Other things should be done when a person is experiencing an overdose. Any person who is with the person who has overdosed should immediately call 911 to get medical attention. Turn the person on their side to prevent them from aspirating since this could be fatal. If the person is not breathing, provide rescue breaths.
How Is Addiction Treated?
Several therapies and methods might be used to treat an addiction to Demerol. The first step is usually going through the detox process to help the person withdraw safely from the drug. This can include medical supervision and medications to keep the person comfortable as they go through the process.
Once someone has gone through detox, they have to decide if they will undergo inpatient or outpatient treatment.
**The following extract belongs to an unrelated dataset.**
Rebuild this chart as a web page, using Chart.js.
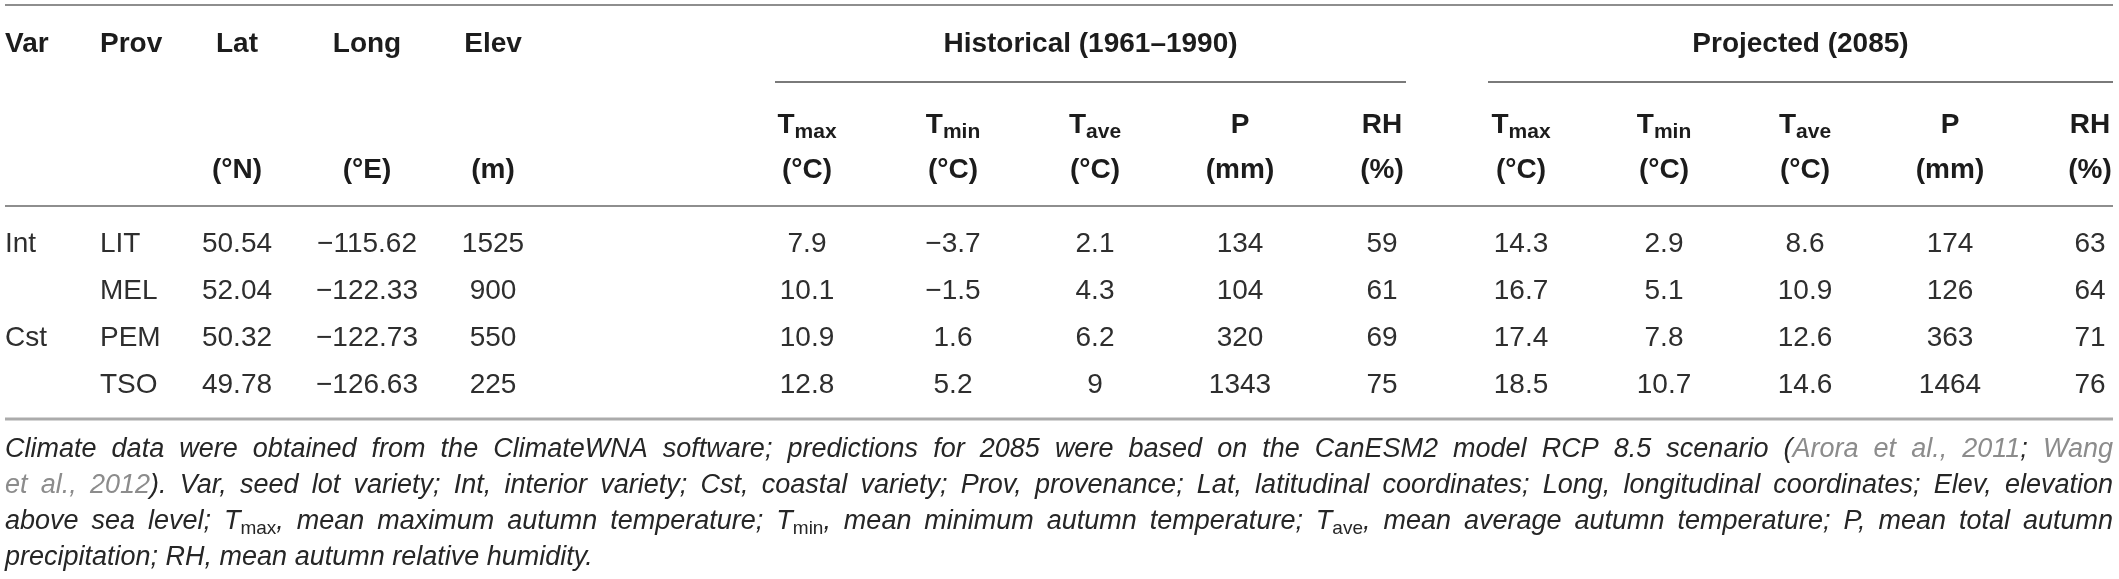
<!DOCTYPE html>
<html>
<head>
<meta charset="utf-8">
<script src="https://cdn.jsdelivr.net/npm/chart.js@4"></script>
<style>
  html, body { margin: 0; padding: 0; background: #ffffff; }
  #wrap { width: 2119px; height: 579px; position: relative; }
</style>
</head>
<body>
<div id="wrap"><canvas id="c" width="2119" height="579"></canvas></div>
<script>
// ---------------- DATA ----------------
const VARIETIES   = ['Int', '', 'Cst', ''];
const PROVENANCES = ['LIT', 'MEL', 'PEM', 'TSO'];
const LAT         = [50.54, 52.04, 50.32, 49.78];
const LONG        = [-115.62, -122.33, -122.73, -126.63];
const ELEV        = [1525, 900, 550, 225];
const HIST_TMAX   = [7.9, 10.1, 10.9, 12.8];
const HIST_TMIN   = [-3.7, -1.5, 1.6, 5.2];
const HIST_TAVE   = [2.1, 4.3, 6.2, 9];
const HIST_P      = [134, 104, 320, 1343];
const HIST_RH     = [59, 61, 69, 75];
const PROJ_TMAX   = [14.3, 16.7, 17.4, 18.5];
const PROJ_TMIN   = [2.9, 5.1, 7.8, 10.7];
const PROJ_TAVE   = [8.6, 10.9, 12.6, 14.6];
const PROJ_P      = [174, 126, 363, 1464];
const PROJ_RH     = [63, 64, 71, 76];

// header labels
const TOP_HEADERS   = ['Var', 'Prov', 'Lat', 'Long', 'Elev'];
const GROUP_TITLES  = ['Historical (1961\u20131990)', 'Projected (2085)'];
const VAR_HEADERS   = [['T', 'max'], ['T', 'min'], ['T', 'ave'], ['P', ''], ['RH', '']];
const UNIT_HEADERS  = ['', '', '(\u00b0N)', '(\u00b0E)', '(m)',
                       '(\u00b0C)', '(\u00b0C)', '(\u00b0C)', '(mm)', '(%)',
                       '(\u00b0C)', '(\u00b0C)', '(\u00b0C)', '(mm)', '(%)'];
const CAPTION = [
  [['Climate data were obtained from the ClimateWNA software; predictions for 2085 were based on the CanESM2 model RCP 8.5 scenario (', 'n'], ['Arora et al., 2011', 'g'], ['; ', 'n'], ['Wang', 'g']],
  [['et al., 2012', 'g'], ['). Var, seed lot variety; Int, interior variety; Cst, coastal variety; Prov, provenance; Lat, latitudinal coordinates; Long, longitudinal coordinates; Elev, elevation', 'n']],
  [['above sea level; T', 'n'], ['max', 's'], [', mean maximum autumn temperature; T', 'n'], ['min', 's'], [', mean minimum autumn temperature; T', 'n'], ['ave', 's'], [', mean average autumn temperature; P, mean total autumn', 'n']],
  [['precipitation; RH, mean autumn relative humidity.', 'n']]
];

// ---------------- LAYOUT (positions / styles) ----------------
const COLUMNS = [VARIETIES, PROVENANCES, LAT, LONG, ELEV,
                 HIST_TMAX, HIST_TMIN, HIST_TAVE, HIST_P, HIST_RH,
                 PROJ_TMAX, PROJ_TMIN, PROJ_TAVE, PROJ_P, PROJ_RH];
const COL_X     = [5, 100, 237, 367, 493, 807, 953, 1095, 1240, 1382, 1521, 1664, 1805, 1950, 2090];
const COL_ALIGN = ['left', 'left', 'center', 'center', 'center', 'center', 'center', 'center', 'center', 'center', 'center', 'center', 'center', 'center', 'center'];
const ROW_Y     = [252, 299, 346, 393];
const LEFT = 5, RIGHT = 2113;
const FONT = '"Liberation Sans", Arial, Helvetica, sans-serif';

function fmt(v) {
  if (typeof v === 'number') return String(v).replace('-', '\u2212');
  return v;
}

const datasets = COLUMNS.map((col, c) => ({
  label: 'col' + c,
  data: col.map((v, r) => ({ x: COL_X[c], y: ROW_Y[r], v: fmt(v) })),
  pointRadius: 0,
  pointHoverRadius: 0,
  showLine: false
}));

function hline(ctx, xs, x0, x1, y, color, w) {
  ctx.save();
  ctx.strokeStyle = color;
  ctx.lineWidth = w;
  ctx.beginPath();
  ctx.moveTo(xs.getPixelForValue(x0), y);
  ctx.lineTo(xs.getPixelForValue(x1), y);
  ctx.stroke();
  ctx.restore();
}

const tablePlugin = {
  id: 'tablePlugin',
  afterDatasetsDraw(chart) {
    const ctx = chart.ctx;
    const xs = chart.scales.x, ys = chart.scales.y;
    const Y = v => ys.getPixelForValue(v);

    // rules
    hline(ctx, xs, LEFT, RIGHT, Y(5), '#8e8e8e', 2);
    hline(ctx, xs, 775, 1406, Y(82), '#7a7a7a', 2);
    hline(ctx, xs, 1488, RIGHT, Y(82), '#7a7a7a', 2);
    hline(ctx, xs, LEFT, RIGHT, Y(206), '#8e8e8e', 2);
    hline(ctx, xs, LEFT, RIGHT, Y(419), '#ababab', 3);

    ctx.save();
    ctx.textBaseline = 'alphabetic';
    ctx.fillStyle = '#1c1c1c';
    // top headers
    ctx.font = 'bold 28px ' + FONT;
    TOP_HEADERS.forEach((h, i) => {
      ctx.textAlign = COL_ALIGN[i];
      ctx.fillText(h, xs.getPixelForValue(COL_X[i]), Y(52));
    });
    ctx.textAlign = 'center';
    ctx.fillText(GROUP_TITLES[0], xs.getPixelForValue((775 + 1406) / 2), Y(52));
    ctx.fillText(GROUP_TITLES[1], xs.getPixelForValue((1488 + RIGHT) / 2), Y(52));

    // variable headers with subscripts
    for (let g = 0; g < 2; g++) {
      VAR_HEADERS.forEach((vh, i) => {
        const c = 5 + g * 5 + i;
        ctx.font = 'bold 28px ' + FONT;
        const w1 = ctx.measureText(vh[0]).width;
        ctx.font = 'bold 21px ' + FONT;
        const w2 = vh[1] ? ctx.measureText(vh[1]).width : 0;
        const x0 = xs.getPixelForValue(COL_X[c]) - (w1 + w2) / 2;
        ctx.textAlign = 'left';
        ctx.font = 'bold 28px ' + FONT;
        ctx.fillText(vh[0], x0, Y(133));
        if (vh[1]) {
          ctx.font = 'bold 21px ' + FONT;
          ctx.fillText(vh[1], x0 + w1, Y(138));
        }
      });
    }
    // unit headers
    ctx.font = 'bold 28px ' + FONT;
    ctx.textAlign = 'center';
    UNIT_HEADERS.forEach((u, c) => {
      if (u) ctx.fillText(u, xs.getPixelForValue(COL_X[c]), Y(178));
    });

    // cells
    ctx.font = '28px ' + FONT;
    ctx.fillStyle = '#2e2e2e';
    chart.data.datasets.forEach((ds, c) => {
      const meta = chart.getDatasetMeta(c);
      ctx.textAlign = COL_ALIGN[c];
      meta.data.forEach((el, r) => {
        const t = ds.data[r].v;
        if (t !== '') ctx.fillText(t, el.x, el.y);
      });
    });

    // caption
    const capY = [457, 493, 529, 565];
    const fN = 'italic 27px ' + FONT, fS = '19px ' + FONT;
    CAPTION.forEach((line, li) => {
      const toks = [];
      line.forEach(([txt, st]) => {
        txt.split(/( )/).forEach(p => {
          if (p === '') return;
          toks.push({ t: p, st: st, sp: p === ' ' });
        });
      });
      ctx.font = fN;
      const spW = ctx.measureText(' ').width;
      let wordW = 0, nsp = 0;
      toks.forEach(k => {
        if (k.sp) { nsp++; return; }
        ctx.font = k.st === 's' ? fS : fN;
        k.w = ctx.measureText(k.t).width;
        wordW += k.w;
      });
      const avail = RIGHT - LEFT;
      const justify = li < CAPTION.length - 1;
      let gap = spW, sx = 1;
      if (justify) {
        gap = (avail - wordW) / nsp;
        if (gap < spW * 0.75) {
          gap = spW * 0.75;
          sx = avail / (wordW + gap * nsp);
        }
      }
      ctx.save();
      ctx.translate(xs.getPixelForValue(LEFT), Y(capY[li]));
      ctx.scale(sx, 1);
      ctx.textAlign = 'left';
      let x = 0;
      toks.forEach(k => {
        if (k.sp) { x += gap; return; }
        ctx.font = k.st === 's' ? fS : fN;
        ctx.fillStyle = k.st === 'g' ? '#8c8c8c' : '#262626';
        ctx.fillText(k.t, x, k.st === 's' ? 5 : 0);
        x += k.w;
      });
      ctx.restore();
    });
    ctx.restore();
  }
};

new Chart(document.getElementById('c'), {
  type: 'scatter',
  data: { datasets },
  options: {
    responsive: false,
    devicePixelRatio: 1,
    animation: false,
    events: [],
    layout: { padding: 0 },
    plugins: { legend: { display: false }, tooltip: { enabled: false }, title: { display: false } },
    scales: {
      x: { type: 'linear', min: 0, max: 2119, display: false },
      y: { type: 'linear', min: 0, max: 579, reverse: true, display: false }
    }
  },
  plugins: [tablePlugin]
});
</script>
</body>
</html>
With inpatient treatment, clients live at the facility while undergoing treatment. An outpatient center makes it possible for someone to live their life and remain at home while they go through the treatment process. Both forms of treatment can be effective, but a strong support system and safe home environment are needed for outpatient treatment to be a good choice.
Treatment facilities typically provide multiple therapies. These can include individual and group talk therapy, treatments to help people improve their social skills, and therapies that work to help people integrate into society as sober people.
How Do You Choose a Treatment Facility?
It is important that the facility can provide the therapies and other services the specific client needs. For example, if the client has a mental health disorder in addition to a substance use disorder, the facility must be able to treat both conditions simultaneously. Inquire about the accessible offerings, areas of expertise for doctors and therapists, and available complementary therapies.
The facility should have immediate openings so the person can enter treatment without delay. They should also be able to walk you through the process of using insurance and detail other financial specifics.
Ultimately, comprehensive addiction treatment can help those struggling with Demerol abuse to achieve a new life in recovery. Without professional help, relapse is highly likely even if detox is successful.